• **WORK REQUIRED**
Leaving out all pictures, copy exactly the lines from the one containing "Clone this chart in seaborn and matplotlib." down to the one containing "import seaborn as sns", both of them included.

+++

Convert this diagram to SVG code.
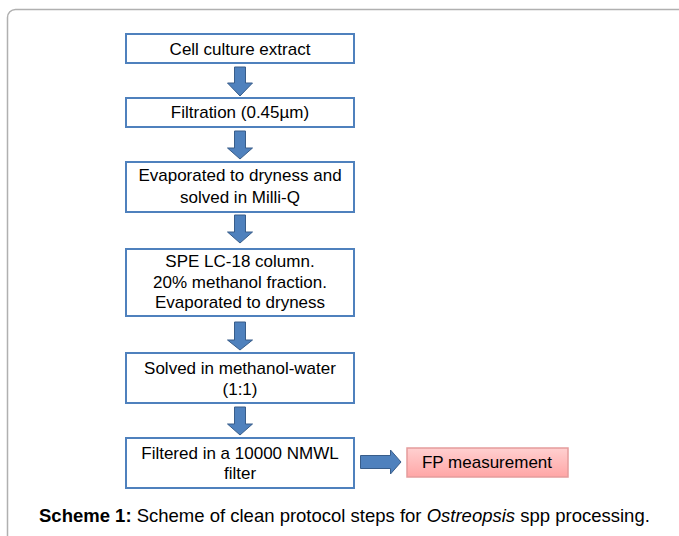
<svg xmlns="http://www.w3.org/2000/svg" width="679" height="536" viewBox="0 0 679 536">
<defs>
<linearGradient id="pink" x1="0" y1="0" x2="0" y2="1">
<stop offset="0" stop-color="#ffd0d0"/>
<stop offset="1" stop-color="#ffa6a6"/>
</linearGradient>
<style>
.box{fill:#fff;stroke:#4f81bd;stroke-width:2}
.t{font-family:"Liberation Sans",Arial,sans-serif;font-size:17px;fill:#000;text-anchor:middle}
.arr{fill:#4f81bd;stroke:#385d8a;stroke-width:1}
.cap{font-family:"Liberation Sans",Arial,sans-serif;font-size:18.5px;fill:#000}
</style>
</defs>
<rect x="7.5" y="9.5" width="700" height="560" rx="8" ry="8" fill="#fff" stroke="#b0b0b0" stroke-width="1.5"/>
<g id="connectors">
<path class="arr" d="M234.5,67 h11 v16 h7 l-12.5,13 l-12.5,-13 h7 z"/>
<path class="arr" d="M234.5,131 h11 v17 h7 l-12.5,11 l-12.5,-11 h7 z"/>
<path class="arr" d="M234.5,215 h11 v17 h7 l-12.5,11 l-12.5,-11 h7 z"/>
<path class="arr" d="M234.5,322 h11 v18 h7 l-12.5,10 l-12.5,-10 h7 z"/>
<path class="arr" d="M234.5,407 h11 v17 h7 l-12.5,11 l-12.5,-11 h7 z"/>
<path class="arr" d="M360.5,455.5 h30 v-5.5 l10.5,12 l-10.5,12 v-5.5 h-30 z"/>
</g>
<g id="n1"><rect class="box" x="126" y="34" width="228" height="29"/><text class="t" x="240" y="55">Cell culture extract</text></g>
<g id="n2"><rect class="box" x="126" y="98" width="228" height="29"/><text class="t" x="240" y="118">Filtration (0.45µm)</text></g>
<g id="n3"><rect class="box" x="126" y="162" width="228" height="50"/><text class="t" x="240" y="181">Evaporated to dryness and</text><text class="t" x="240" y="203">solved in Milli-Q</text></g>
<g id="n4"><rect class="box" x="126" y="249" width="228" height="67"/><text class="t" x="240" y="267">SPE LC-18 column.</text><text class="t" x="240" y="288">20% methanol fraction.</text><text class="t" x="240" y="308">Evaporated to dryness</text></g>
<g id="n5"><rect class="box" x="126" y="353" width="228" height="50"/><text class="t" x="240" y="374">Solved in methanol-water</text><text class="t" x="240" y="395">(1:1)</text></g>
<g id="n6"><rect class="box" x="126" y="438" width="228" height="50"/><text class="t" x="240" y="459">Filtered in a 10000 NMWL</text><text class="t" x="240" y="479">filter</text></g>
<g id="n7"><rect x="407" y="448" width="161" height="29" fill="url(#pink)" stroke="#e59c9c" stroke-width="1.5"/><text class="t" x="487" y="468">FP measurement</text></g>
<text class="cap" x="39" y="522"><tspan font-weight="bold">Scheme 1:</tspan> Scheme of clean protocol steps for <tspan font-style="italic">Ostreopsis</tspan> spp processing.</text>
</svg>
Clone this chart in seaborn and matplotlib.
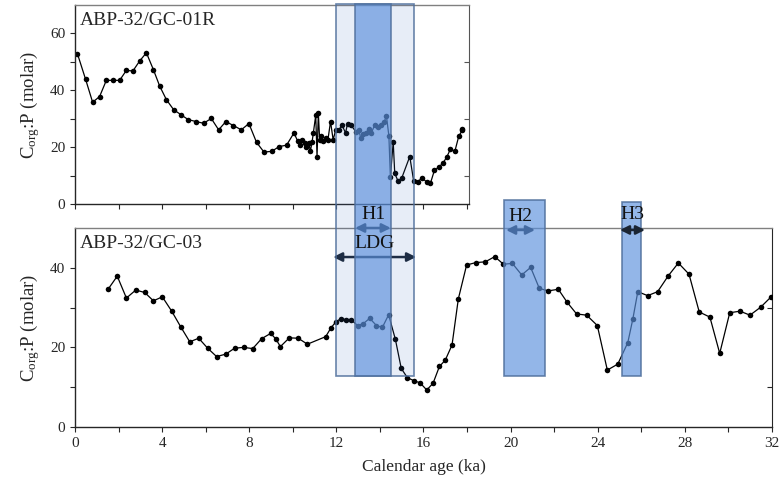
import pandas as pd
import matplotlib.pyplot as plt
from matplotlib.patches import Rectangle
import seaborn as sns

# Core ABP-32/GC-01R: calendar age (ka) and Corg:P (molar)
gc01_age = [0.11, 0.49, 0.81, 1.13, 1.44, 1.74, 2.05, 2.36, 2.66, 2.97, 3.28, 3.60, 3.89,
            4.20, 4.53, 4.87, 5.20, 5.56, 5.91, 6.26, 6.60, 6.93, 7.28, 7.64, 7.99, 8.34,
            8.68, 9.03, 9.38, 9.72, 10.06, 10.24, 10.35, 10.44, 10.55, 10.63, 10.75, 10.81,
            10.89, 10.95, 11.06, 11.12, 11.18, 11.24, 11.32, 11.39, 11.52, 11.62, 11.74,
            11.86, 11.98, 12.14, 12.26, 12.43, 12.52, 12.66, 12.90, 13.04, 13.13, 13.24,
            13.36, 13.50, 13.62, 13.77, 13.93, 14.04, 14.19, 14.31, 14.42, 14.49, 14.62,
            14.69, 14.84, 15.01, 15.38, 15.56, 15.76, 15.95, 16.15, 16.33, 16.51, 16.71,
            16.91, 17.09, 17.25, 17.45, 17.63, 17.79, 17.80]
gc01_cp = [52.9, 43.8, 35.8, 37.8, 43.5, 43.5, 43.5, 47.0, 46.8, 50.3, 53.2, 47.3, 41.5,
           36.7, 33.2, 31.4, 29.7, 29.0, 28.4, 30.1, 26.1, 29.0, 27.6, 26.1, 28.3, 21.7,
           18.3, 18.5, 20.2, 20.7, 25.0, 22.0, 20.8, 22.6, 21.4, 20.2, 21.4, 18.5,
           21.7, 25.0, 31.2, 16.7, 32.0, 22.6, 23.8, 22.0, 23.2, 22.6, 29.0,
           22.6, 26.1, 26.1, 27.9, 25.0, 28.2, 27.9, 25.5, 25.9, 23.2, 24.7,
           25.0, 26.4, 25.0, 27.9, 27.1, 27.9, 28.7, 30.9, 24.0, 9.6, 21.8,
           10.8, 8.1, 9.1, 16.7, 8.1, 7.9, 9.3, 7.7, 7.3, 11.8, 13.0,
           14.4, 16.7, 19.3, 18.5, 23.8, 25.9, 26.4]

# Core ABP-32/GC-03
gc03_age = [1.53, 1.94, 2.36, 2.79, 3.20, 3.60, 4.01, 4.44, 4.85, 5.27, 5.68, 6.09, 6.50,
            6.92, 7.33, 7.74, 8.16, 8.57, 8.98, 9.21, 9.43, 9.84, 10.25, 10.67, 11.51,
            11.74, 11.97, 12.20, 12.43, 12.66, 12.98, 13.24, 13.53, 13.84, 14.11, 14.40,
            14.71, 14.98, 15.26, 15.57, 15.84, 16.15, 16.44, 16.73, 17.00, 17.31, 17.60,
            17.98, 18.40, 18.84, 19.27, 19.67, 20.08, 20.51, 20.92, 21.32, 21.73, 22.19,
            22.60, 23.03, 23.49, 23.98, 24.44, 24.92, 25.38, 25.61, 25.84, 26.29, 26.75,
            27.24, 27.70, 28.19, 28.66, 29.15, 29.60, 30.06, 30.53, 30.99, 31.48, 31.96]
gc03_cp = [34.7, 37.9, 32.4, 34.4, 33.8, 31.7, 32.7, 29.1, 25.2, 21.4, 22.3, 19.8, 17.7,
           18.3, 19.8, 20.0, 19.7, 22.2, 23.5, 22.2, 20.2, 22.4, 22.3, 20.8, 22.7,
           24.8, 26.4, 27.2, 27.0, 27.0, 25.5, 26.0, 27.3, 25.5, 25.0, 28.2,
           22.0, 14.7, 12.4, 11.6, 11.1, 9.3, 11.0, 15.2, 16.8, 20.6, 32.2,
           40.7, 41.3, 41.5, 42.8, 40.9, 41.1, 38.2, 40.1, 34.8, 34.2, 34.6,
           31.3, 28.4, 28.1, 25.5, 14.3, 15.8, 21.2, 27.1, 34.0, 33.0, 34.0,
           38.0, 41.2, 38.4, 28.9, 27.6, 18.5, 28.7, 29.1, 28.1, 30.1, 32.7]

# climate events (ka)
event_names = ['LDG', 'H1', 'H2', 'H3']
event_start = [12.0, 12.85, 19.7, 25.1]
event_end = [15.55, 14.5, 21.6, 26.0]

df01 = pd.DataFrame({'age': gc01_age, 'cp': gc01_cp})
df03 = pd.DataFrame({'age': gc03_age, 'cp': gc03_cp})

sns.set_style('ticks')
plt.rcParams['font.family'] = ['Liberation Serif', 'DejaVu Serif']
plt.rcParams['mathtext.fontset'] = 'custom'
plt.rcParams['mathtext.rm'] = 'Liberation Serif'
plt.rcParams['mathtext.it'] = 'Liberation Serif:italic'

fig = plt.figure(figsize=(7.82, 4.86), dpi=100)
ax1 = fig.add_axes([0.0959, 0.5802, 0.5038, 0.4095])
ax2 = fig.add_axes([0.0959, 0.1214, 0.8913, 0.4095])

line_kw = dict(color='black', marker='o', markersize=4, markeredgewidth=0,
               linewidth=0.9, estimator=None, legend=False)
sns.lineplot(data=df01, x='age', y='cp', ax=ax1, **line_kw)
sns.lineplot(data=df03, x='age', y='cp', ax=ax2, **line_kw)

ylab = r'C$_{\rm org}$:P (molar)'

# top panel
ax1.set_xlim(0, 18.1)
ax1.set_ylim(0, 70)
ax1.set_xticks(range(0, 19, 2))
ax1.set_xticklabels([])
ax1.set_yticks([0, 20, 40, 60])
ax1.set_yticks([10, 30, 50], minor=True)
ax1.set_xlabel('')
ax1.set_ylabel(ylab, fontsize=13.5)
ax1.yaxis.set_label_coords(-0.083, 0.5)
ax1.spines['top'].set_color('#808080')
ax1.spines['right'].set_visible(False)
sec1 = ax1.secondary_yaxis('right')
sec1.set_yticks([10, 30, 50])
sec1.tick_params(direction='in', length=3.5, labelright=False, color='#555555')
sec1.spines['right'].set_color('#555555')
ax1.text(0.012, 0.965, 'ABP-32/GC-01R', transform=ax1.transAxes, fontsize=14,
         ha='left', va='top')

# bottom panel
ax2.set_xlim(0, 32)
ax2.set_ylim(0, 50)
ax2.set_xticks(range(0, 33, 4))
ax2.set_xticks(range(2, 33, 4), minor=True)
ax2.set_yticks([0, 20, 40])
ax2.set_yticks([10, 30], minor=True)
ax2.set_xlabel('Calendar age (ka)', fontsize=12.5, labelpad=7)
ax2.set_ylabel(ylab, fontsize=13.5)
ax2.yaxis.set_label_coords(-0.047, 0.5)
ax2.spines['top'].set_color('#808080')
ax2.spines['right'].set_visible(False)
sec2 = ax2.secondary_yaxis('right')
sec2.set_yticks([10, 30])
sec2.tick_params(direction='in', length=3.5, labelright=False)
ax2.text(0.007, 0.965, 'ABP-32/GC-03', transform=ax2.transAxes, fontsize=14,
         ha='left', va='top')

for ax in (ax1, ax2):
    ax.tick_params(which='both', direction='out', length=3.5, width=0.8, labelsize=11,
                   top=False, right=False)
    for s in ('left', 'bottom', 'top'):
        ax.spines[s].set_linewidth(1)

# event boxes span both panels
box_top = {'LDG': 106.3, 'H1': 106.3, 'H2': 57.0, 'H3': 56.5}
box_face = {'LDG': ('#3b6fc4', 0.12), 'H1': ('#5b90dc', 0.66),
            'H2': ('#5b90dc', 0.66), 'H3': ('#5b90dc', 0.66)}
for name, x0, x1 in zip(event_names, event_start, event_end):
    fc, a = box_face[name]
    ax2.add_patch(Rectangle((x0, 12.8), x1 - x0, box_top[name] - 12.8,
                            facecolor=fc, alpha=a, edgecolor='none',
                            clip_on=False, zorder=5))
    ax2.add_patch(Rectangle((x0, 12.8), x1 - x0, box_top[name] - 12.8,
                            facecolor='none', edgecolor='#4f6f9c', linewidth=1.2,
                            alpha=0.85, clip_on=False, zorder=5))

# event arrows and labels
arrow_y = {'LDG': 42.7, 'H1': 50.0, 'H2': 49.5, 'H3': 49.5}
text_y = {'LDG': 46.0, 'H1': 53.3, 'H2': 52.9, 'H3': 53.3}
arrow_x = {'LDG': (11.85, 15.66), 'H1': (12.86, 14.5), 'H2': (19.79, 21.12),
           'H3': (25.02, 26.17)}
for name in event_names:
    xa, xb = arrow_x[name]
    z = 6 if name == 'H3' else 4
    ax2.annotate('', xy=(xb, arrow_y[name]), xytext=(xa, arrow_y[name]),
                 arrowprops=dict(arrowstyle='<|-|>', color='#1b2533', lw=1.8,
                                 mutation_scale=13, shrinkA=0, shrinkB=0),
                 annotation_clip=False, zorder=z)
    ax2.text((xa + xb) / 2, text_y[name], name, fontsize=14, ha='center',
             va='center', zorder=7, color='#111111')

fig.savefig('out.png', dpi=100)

+++

• **OUTPUT**
Clone this chart in seaborn and matplotlib.
import pandas as pd
import matplotlib.pyplot as plt
from matplotlib.patches import Rectangle
import seaborn as sns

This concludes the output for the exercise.